**STORED DATA**:
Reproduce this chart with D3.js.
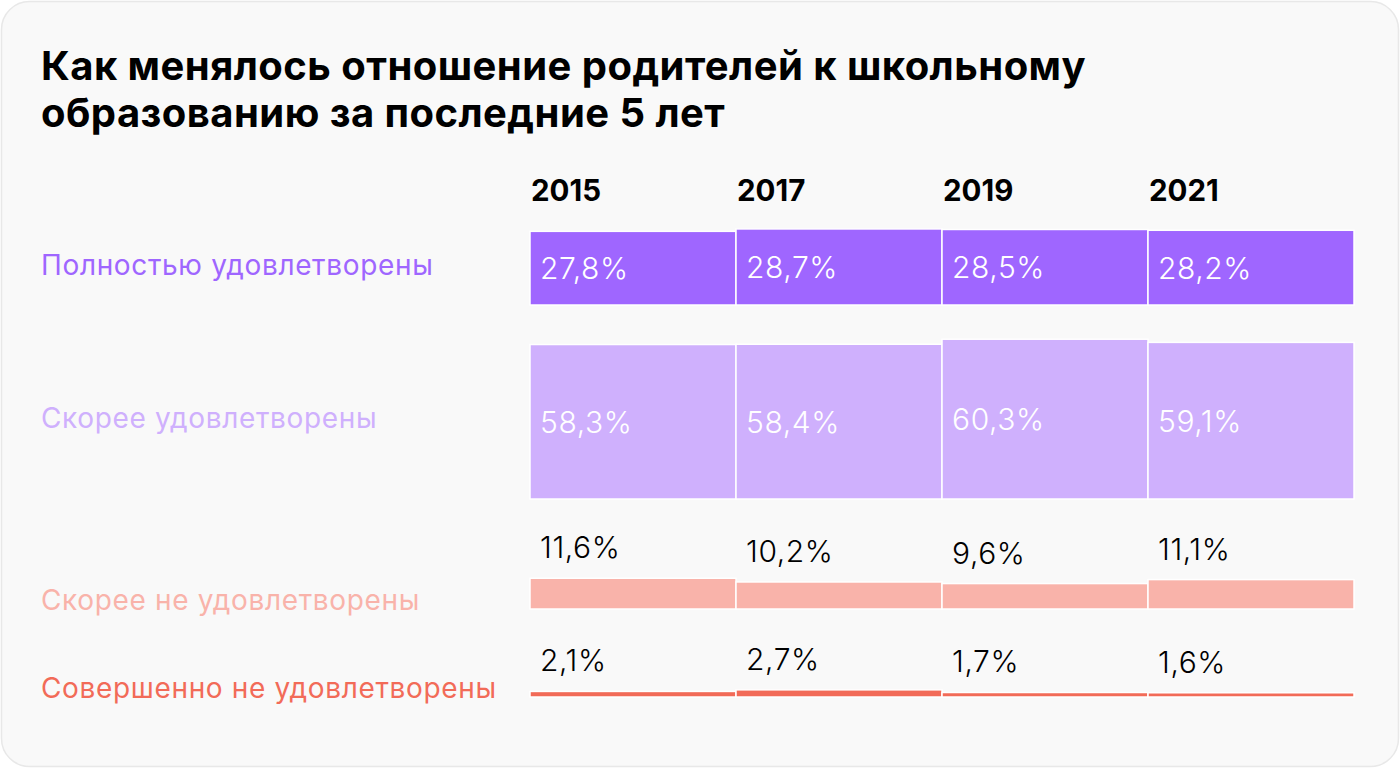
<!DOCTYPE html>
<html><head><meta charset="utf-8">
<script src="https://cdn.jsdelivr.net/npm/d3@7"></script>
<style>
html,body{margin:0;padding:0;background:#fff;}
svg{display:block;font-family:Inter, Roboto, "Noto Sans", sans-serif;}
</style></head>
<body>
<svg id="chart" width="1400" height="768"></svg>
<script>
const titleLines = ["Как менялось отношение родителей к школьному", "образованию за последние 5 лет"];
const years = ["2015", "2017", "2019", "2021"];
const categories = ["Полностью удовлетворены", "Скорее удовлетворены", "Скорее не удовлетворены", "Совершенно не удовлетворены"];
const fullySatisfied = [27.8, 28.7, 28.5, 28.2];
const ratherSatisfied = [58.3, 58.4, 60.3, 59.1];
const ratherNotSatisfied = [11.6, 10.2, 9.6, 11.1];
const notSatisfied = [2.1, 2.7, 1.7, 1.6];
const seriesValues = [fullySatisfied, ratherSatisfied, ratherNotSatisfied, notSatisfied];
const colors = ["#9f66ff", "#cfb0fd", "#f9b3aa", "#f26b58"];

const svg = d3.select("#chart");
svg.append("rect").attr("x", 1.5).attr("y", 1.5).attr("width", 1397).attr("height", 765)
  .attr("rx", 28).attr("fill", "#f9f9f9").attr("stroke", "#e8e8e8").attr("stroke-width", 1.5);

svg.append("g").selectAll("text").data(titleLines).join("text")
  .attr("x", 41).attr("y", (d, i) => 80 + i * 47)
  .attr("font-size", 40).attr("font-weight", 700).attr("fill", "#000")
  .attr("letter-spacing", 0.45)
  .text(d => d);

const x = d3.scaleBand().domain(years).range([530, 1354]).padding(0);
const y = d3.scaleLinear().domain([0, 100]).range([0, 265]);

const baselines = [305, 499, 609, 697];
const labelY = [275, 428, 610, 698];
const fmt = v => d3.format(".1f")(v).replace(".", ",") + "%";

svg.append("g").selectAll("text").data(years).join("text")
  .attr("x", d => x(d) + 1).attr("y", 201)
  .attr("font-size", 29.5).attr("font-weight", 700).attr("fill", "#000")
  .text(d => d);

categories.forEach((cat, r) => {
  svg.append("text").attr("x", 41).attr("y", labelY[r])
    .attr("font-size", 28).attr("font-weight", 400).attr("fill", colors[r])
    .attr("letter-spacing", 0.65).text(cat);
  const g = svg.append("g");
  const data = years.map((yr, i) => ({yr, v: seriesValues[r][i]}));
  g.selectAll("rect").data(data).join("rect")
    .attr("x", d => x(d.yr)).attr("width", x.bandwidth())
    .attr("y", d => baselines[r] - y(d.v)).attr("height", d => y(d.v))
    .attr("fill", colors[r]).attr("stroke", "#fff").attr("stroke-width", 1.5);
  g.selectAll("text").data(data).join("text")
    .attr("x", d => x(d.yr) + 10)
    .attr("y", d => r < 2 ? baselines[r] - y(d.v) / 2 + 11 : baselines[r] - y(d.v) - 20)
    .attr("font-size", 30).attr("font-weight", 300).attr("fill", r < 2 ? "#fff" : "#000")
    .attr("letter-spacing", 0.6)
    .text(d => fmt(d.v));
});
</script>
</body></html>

**DIRECTIVE**: Restate the entire listing word for word, excluding pictures.

**SOLUTION FOR THIS EXERCISE**:
Reproduce this chart with D3.js.
<!DOCTYPE html>
<html><head><meta charset="utf-8">
<script src="https://cdn.jsdelivr.net/npm/d3@7"></script>
<style>
html,body{margin:0;padding:0;background:#fff;}
svg{display:block;font-family:Inter, Roboto, "Noto Sans", sans-serif;}
</style></head>
<body>
<svg id="chart" width="1400" height="768"></svg>
<script>
const titleLines = ["Как менялось отношение родителей к школьному", "образованию за последние 5 лет"];
const years = ["2015", "2017", "2019", "2021"];
const categories = ["Полностью удовлетворены", "Скорее удовлетворены", "Скорее не удовлетворены", "Совершенно не удовлетворены"];
const fullySatisfied = [27.8, 28.7, 28.5, 28.2];
const ratherSatisfied = [58.3, 58.4, 60.3, 59.1];
const ratherNotSatisfied = [11.6, 10.2, 9.6, 11.1];
const notSatisfied = [2.1, 2.7, 1.7, 1.6];
const seriesValues = [fullySatisfied, ratherSatisfied, ratherNotSatisfied, notSatisfied];
const colors = ["#9f66ff", "#cfb0fd", "#f9b3aa", "#f26b58"];

const svg = d3.select("#chart");
svg.append("rect").attr("x", 1.5).attr("y", 1.5).attr("width", 1397).attr("height", 765)
  .attr("rx", 28).attr("fill", "#f9f9f9").attr("stroke", "#e8e8e8").attr("stroke-width", 1.5);

svg.append("g").selectAll("text").data(titleLines).join("text")
  .attr("x", 41).attr("y", (d, i) => 80 + i * 47)
  .attr("font-size", 40).attr("font-weight", 700).attr("fill", "#000")
  .attr("letter-spacing", 0.45)
  .text(d => d);

const x = d3.scaleBand().domain(years).range([530, 1354]).padding(0);
const y = d3.scaleLinear().domain([0, 100]).range([0, 265]);

const baselines = [305, 499, 609, 697];
const labelY = [275, 428, 610, 698];
const fmt = v => d3.format(".1f")(v).replace(".", ",") + "%";

svg.append("g").selectAll("text").data(years).join("text")
  .attr("x", d => x(d) + 1).attr("y", 201)
  .attr("font-size", 29.5).attr("font-weight", 700).attr("fill", "#000")
  .text(d => d);

categories.forEach((cat, r) => {
  svg.append("text").attr("x", 41).attr("y", labelY[r])
    .attr("font-size", 28).attr("font-weight", 400).attr("fill", colors[r])
    .attr("letter-spacing", 0.65).text(cat);
  const g = svg.append("g");
  const data = years.map((yr, i) => ({yr, v: seriesValues[r][i]}));
  g.selectAll("rect").data(data).join("rect")
    .attr("x", d => x(d.yr)).attr("width", x.bandwidth())
    .attr("y", d => baselines[r] - y(d.v)).attr("height", d => y(d.v))
    .attr("fill", colors[r]).attr("stroke", "#fff").attr("stroke-width", 1.5);
  g.selectAll("text").data(data).join("text")
    .attr("x", d => x(d.yr) + 10)
    .attr("y", d => r < 2 ? baselines[r] - y(d.v) / 2 + 11 : baselines[r] - y(d.v) - 20)
    .attr("font-size", 30).attr("font-weight", 300).attr("fill", r < 2 ? "#fff" : "#000")
    .attr("letter-spacing", 0.6)
    .text(d => fmt(d.v));
});
</script>
</body></html>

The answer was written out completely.